Data to process →
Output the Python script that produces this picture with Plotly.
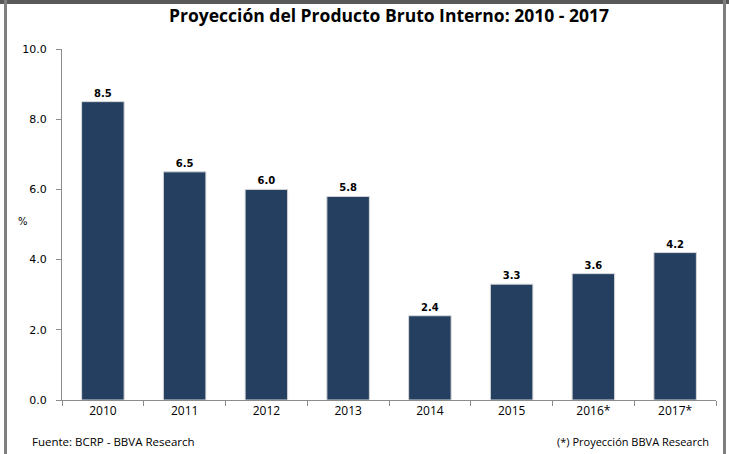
import plotly.graph_objects as go

categories = ["2010", "2011", "2012", "2013", "2014", "2015", "2016*", "2017*"]
values = [8.5, 6.5, 6.0, 5.8, 2.4, 3.3, 3.6, 4.2]
y_ticks = [0, 2, 4, 6, 8, 10]
y_tick_labels = ["0.0", "2.0", "4.0", "6.0", "8.0", "10.0"]

W, H = 729, 454
L, R, T, B = 62, 13, 49, 54
pw, ph = W - L - R, H - T - B

def px(x):
    return (x - L) / pw

def py(y):
    return (H - B - y) / ph

fig = go.Figure()
fig.add_trace(go.Bar(
    x=categories, y=values,
    marker=dict(color="#243F60", line=dict(color="#d8d8d8", width=1)),
    width=0.52,
    text=[f"<b>{v:.1f}</b>" for v in values],
    textposition="outside",
    textfont=dict(family="DejaVu Sans", size=10, color="#000000"),
    cliponaxis=False,
    hoverinfo="skip",
))

fig.update_layout(
    width=W, height=H,
    margin=dict(l=L, r=R, t=T, b=B),
    plot_bgcolor="white", paper_bgcolor="white",
    showlegend=False,
    title=dict(text="<b>Proyección del Producto Bruto Interno: 2010 - 2017</b>",
               x=0.5, xref="paper", xanchor="center", y=1 - 16 / H, yanchor="middle",
               font=dict(family="Open Sans", size=17.5, color="#000000")),
    xaxis=dict(showline=True, linecolor="#8c8c8c", linewidth=1,
               ticks="outside", tickson="boundaries", ticklen=5, tickcolor="#8c8c8c",
               tickfont=dict(family="Open Sans", size=12, color="#000000"),
               showgrid=False, range=[-0.5, 7.5]),
    yaxis=dict(showline=True, linecolor="#8c8c8c", linewidth=1,
               ticks="outside", ticklen=5, tickcolor="#8c8c8c",
               tickvals=y_ticks, ticktext=y_tick_labels, ticklabelstandoff=7,
               tickfont=dict(family="DejaVu Sans", size=11, color="#000000"),
               showgrid=False, range=[0, 10], zeroline=False),
    font=dict(family="Open Sans"),
)

fig.add_annotation(text="%", x=px(16), y=py(222), xref="paper", yref="paper",
                   showarrow=False, font=dict(family="DejaVu Sans", size=10, color="#000000"))
fig.add_annotation(text="Fuente: BCRP - BBVA Research", x=px(30), y=py(441), xref="paper", yref="paper",
                   xanchor="left", yanchor="middle", showarrow=False,
                   font=dict(family="Open Sans", size=11.5, color="#000000"))
fig.add_annotation(text="(*) Proyección BBVA Research", x=px(711), y=py(441), xref="paper", yref="paper",
                   xanchor="right", yanchor="middle", showarrow=False,
                   font=dict(family="Open Sans", size=11, color="#000000"))

# frame
fig.add_shape(type="rect", xref="paper", yref="paper", x0=px(0), x1=px(W), y0=py(4), y1=py(0),
              fillcolor="#595959", line=dict(width=0), layer="above")
fig.add_shape(type="rect", xref="paper", yref="paper", x0=px(4), x1=px(7), y0=py(H + 2), y1=py(0),
              fillcolor="#7f7f7f", line=dict(width=0), layer="above")
fig.add_shape(type="rect", xref="paper", yref="paper", x0=px(723), x1=px(726), y0=py(H + 2), y1=py(0),
              fillcolor="#7f7f7f", line=dict(width=0), layer="above")

post = "document.body.style.margin='0';document.body.style.overflow='hidden';"
fig.write_html("out.html", config={"displayModeBar": False}, post_script=post)
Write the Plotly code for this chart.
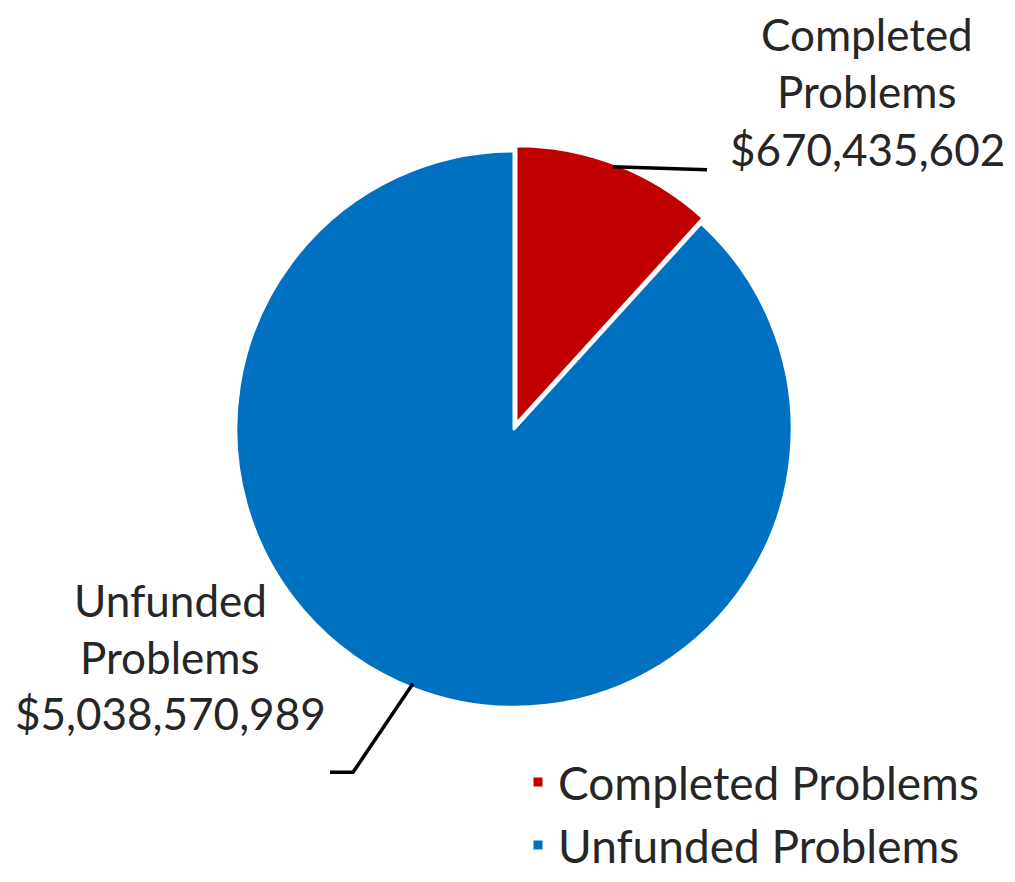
import plotly.graph_objects as go

categories = ["Completed Problems", "Unfunded Problems"]
values = [670435602, 5038570989]
colors = ["#C00000", "#0070C0"]

W, H = 1015, 882
FONT = "Lato"
FS = 44
TXT = "#262626"

# pie geometry (pixels)
cx, cy, r = 514, 435, 282
pulls = [0.02, 0]
R = r * (1 + max(pulls))

fig = go.Figure()
fig.add_trace(go.Pie(
    labels=categories,
    values=values,
    sort=False,
    direction="clockwise",
    rotation=0,
    pull=pulls,
    marker=dict(colors=colors, line=dict(color="white", width=3)),
    textinfo="none",
    hoverinfo="label+value",
    domain=dict(x=[(cx - R) / W, (cx + R) / W], y=[1 - (cy + R) / H, 1 - (cy - R) / H]),
))

def fmt(v):
    return "${:,.0f}".format(v)

label_pos = [(867, [34, 92, 151]), (170, [608, 666, 723])]
for cat, val, (lx, ys) in zip(categories, values, label_pos):
    words = cat.split(" ")
    lines = [words[0], " ".join(words[1:]), fmt(val)]
    for line, y in zip(lines, ys):
        fig.add_annotation(
            x=lx / W, y=1 - y / H, xref="paper", yref="paper",
            text=line, showarrow=False, xanchor="center", yanchor="middle",
            font=dict(family=FONT, size=FS, color=TXT),
        )

# leader lines
fig.add_shape(type="line", xref="paper", yref="paper",
              x0=613 / W, y0=1 - 169 / H, x1=707 / W, y1=1 - 172 / H,
              line=dict(color="black", width=3.5))
fig.add_shape(type="path", xref="paper", yref="paper",
              path=f"M {413/W} {1-693/H} L {353/W} {1-783/H} L {330/W} {1-783/H}",
              line=dict(color="black", width=3.5))

fig.update_layout(
    width=W, height=H,
    margin=dict(l=0, r=0, t=0, b=0),
    paper_bgcolor="white", plot_bgcolor="white",
    showlegend=True,
    legend=dict(x=518 / W, y=1 - 756 / H, xanchor="left", yanchor="top",
                font=dict(family=FONT, size=46, color=TXT),
                bgcolor="rgba(0,0,0,0)"),
)

fig.write_html("out.html", config={"displayModeBar": False},
               post_script="document.body.style.margin='0';")
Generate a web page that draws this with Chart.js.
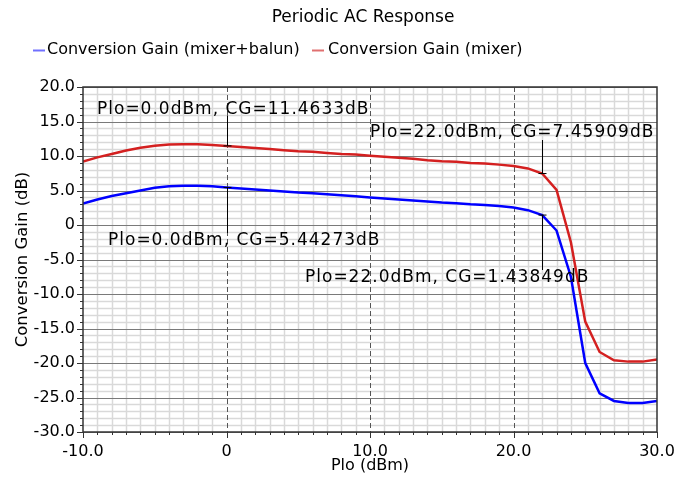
<!DOCTYPE html>
<html><head><meta charset="utf-8">
<script src="https://cdn.jsdelivr.net/npm/chart.js@4"></script>
<style>html,body{margin:0;padding:0;background:#fff}#wrap{width:688px;height:481px}</style>
</head><body><div id="wrap"><canvas id="c" width="688" height="481"></canvas></div>
<script>
const plo = [-10,-9,-8,-7,-6,-5,-4,-3,-2,-1,0,1,2,3,4,5,6,7,8,9,10,11,12,13,14,15,16,17,18,19,20,21,22,23,24,25,26,27,28,29,30];
const gainMixerBalun = [3.1,3.7,4.2,4.6,5.0,5.4,5.6,5.7,5.7,5.6,5.44273,5.3,5.15,5.0,4.85,4.7,4.6,4.45,4.3,4.15,4.0,3.85,3.7,3.55,3.4,3.25,3.15,3.0,2.9,2.75,2.55,2.15,1.43849,-0.8,-7.5,-20.0,-24.4,-25.5,-25.8,-25.8,-25.5];
const gainMixer = [9.2,9.8,10.3,10.8,11.2,11.5,11.65,11.7,11.7,11.6,11.4633,11.3,11.15,11.0,10.85,10.7,10.6,10.45,10.3,10.2,10.05,9.9,9.75,9.6,9.4,9.25,9.15,9.0,8.9,8.75,8.55,8.2,7.45909,5.1,-2.5,-14.0,-18.4,-19.6,-19.8,-19.8,-19.5];
const seriesNames = ['Conversion Gain (mixer+balun)','Conversion Gain (mixer)'];
const xTickValues = [-10,0,10,20,30];
const xTickLabels = ['-10.0','0','10.0','20.0','30.0'];
const yTickValues = [20,15,10,5,0,-5,-10,-15,-20,-25,-30];
const yTickLabels = ['20.0','15.0','10.0','5.0','0','-5.0','-10.0','-15.0','-20.0','-25.0','-30.0'];
const markerPlo = [0, 22];
const markerMixer = [11.4633, 7.45909];
const markerMixerBalun = [5.44273, 1.43849];

const FONT = '"DejaVu Sans", sans-serif';
const BLUE = '#0000ff', RED = '#d42020';

const gridPlugin = {
  id: 'gridPlugin',
  beforeDatasetsDraw(chart) {
    const {ctx, chartArea: a, scales: {x, y}} = chart;
    ctx.save();
    ctx.strokeStyle = '#d9d9d9'; ctx.lineWidth = 1.5;
    for (let v = x.min; v <= x.max; v += 1) {
      if (v % 10 === 0) continue;
      const p = Math.round(x.getPixelForValue(v)) + 0.5;
      ctx.beginPath(); ctx.moveTo(p, a.top); ctx.lineTo(p, a.bottom); ctx.stroke();
    }
    for (let v = y.min; v <= y.max; v += 1) {
      if (v % 5 === 0) continue;
      const p = Math.round(y.getPixelForValue(v)) + 0.5;
      ctx.beginPath(); ctx.moveTo(a.left, p); ctx.lineTo(a.right, p); ctx.stroke();
    }
    ctx.strokeStyle = '#7a7a7a'; ctx.lineWidth = 1.2;
    for (let v = y.min; v <= y.max; v += 5) {
      const p = Math.round(y.getPixelForValue(v)) + 0.5;
      ctx.beginPath(); ctx.moveTo(a.left, p); ctx.lineTo(a.right, p); ctx.stroke();
    }
    ctx.strokeStyle = '#555'; ctx.lineWidth = 1; ctx.setLineDash([5, 3]);
    for (let v = x.min + 10; v < x.max; v += 10) {
      const p = Math.round(x.getPixelForValue(v)) + 0.5;
      ctx.beginPath(); ctx.moveTo(p, a.top); ctx.lineTo(p, a.bottom); ctx.stroke();
    }
    ctx.setLineDash([]);
    ctx.restore();
  },
  afterDatasetsDraw(chart) {
    const {ctx, chartArea: a, scales: {x, y}} = chart;
    ctx.save();
    ctx.strokeStyle = '#333'; ctx.lineWidth = 1.5;
    ctx.strokeRect(a.left, a.top, a.right - a.left, a.bottom - a.top);
    ctx.strokeStyle = '#333'; ctx.lineWidth = 1;
    for (let v = y.min; v <= y.max; v += 1) {
      const p = Math.round(y.getPixelForValue(v)) + 0.5;
      const len = v % 5 === 0 ? 6 : 3;
      ctx.beginPath(); ctx.moveTo(a.left - len, p); ctx.lineTo(a.left, p); ctx.stroke();
    }
    for (let v = x.min; v <= x.max; v += 1) {
      const p = Math.round(x.getPixelForValue(v)) + 0.5;
      const len = v % 10 === 0 ? 6 : 3;
      ctx.beginPath(); ctx.moveTo(p, a.bottom); ctx.lineTo(p, a.bottom + len); ctx.stroke();
    }
    ctx.font = '17px ' + FONT;
    ctx.fillStyle = '#000';
    ctx.textBaseline = 'middle';
    try { ctx.letterSpacing = '1px'; } catch (e) {}
    const fmt = (p, g) => 'Plo=' + p.toFixed(1) + 'dBm, CG=' + g + 'dB';
    const labels = [
      {px: markerPlo[0], val: markerMixer[0], tx: 97, ty: 110, lineTo: 116},
      {px: markerPlo[0], val: markerMixerBalun[0], tx: 108, ty: 241, lineTo: 233},
      {px: markerPlo[1], val: markerMixer[1], tx: 370, ty: 133, lineTo: 140},
      {px: markerPlo[1], val: markerMixerBalun[1], tx: 305, ty: 278, lineTo: 270}
    ];
    labels.forEach(l => {
      const mx = Math.round(x.getPixelForValue(l.px)) + 0.5;
      const my = y.getPixelForValue(l.val);
      ctx.strokeStyle = '#000'; ctx.lineWidth = 1;
      ctx.beginPath(); ctx.moveTo(mx, l.lineTo); ctx.lineTo(mx, my); ctx.stroke();
      ctx.beginPath(); ctx.moveTo(mx - 4, my); ctx.lineTo(mx + 4, my); ctx.stroke();
      ctx.textAlign = 'left';
      ctx.fillText(fmt(l.px, l.val), l.tx, l.ty);
    });
    ctx.restore();
  },
  afterDraw(chart) {
    const {ctx} = chart;
    ctx.save();
    ctx.fillStyle = '#000';
    ctx.textBaseline = 'middle';
    ctx.textAlign = 'center';
    ctx.font = '17px ' + FONT;
    ctx.fillText('Periodic AC Response', 363, 18);
    ctx.textAlign = 'left';
    ctx.font = '16px ' + FONT;
    const items = [
      {name: seriesNames[0], color: '#7070ff', sx: 33, tx: 47},
      {name: seriesNames[1], color: '#e07070', sx: 312, tx: 328}
    ];
    items.forEach(it => {
      ctx.strokeStyle = it.color; ctx.lineWidth = 2;
      ctx.beginPath(); ctx.moveTo(it.sx, 50.5); ctx.lineTo(it.sx + 12, 50.5); ctx.stroke();
      ctx.fillText(it.name, it.tx, 50);
    });
    ctx.restore();
  }
};

new Chart(document.getElementById('c'), {
  type: 'line',
  data: {
    datasets: [
      {label: seriesNames[0], data: plo.map((p, i) => ({x: p, y: gainMixerBalun[i]})), borderColor: BLUE, borderWidth: 2.5, pointRadius: 0, tension: 0},
      {label: seriesNames[1], data: plo.map((p, i) => ({x: p, y: gainMixer[i]})), borderColor: RED, borderWidth: 2.5, pointRadius: 0, tension: 0}
    ]
  },
  options: {
    responsive: false,
    animation: false,
    devicePixelRatio: 1,
    layout: {padding: {top: 87, left: 0, right: 31, bottom: 0}},
    plugins: {legend: {display: false}, title: {display: false}, tooltip: {enabled: false}},
    scales: {
      x: {
        type: 'linear', min: -10, max: 30,
        afterBuildTicks: s => { s.ticks = xTickValues.map(v => ({value: v})); },
        afterFit: s => { s.height = 49; },
        grid: {display: false, drawTicks: false}, border: {display: false},
        ticks: {color: '#000', font: {family: FONT, size: 16}, padding: 10, maxRotation: 0,
          callback: (v) => xTickLabels[xTickValues.indexOf(v)]},
        title: {display: true, text: 'Plo (dBm)', color: '#000', font: {family: FONT, size: 16}, padding: {top: 0, bottom: 6}}
      },
      y: {
        type: 'linear', min: -30, max: 20,
        afterBuildTicks: s => { s.ticks = yTickValues.map(v => ({value: v})); },
        afterFit: s => { s.width = 83; },
        grid: {display: false, drawTicks: false}, border: {display: false},
        ticks: {color: '#000', font: {family: FONT, size: 16}, padding: 8,
          callback: (v) => yTickLabels[yTickValues.indexOf(v)]},
        title: {display: true, text: 'Conversion Gain (dB)', color: '#000', font: {family: FONT, size: 16.5}, padding: {top: 13, bottom: 0}}
      }
    }
  },
  plugins: [gridPlugin]
});
</script></body></html>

Given request →
Only a number is expected here: the count of lines in the listing that hold the string "with".

Response to this task →
2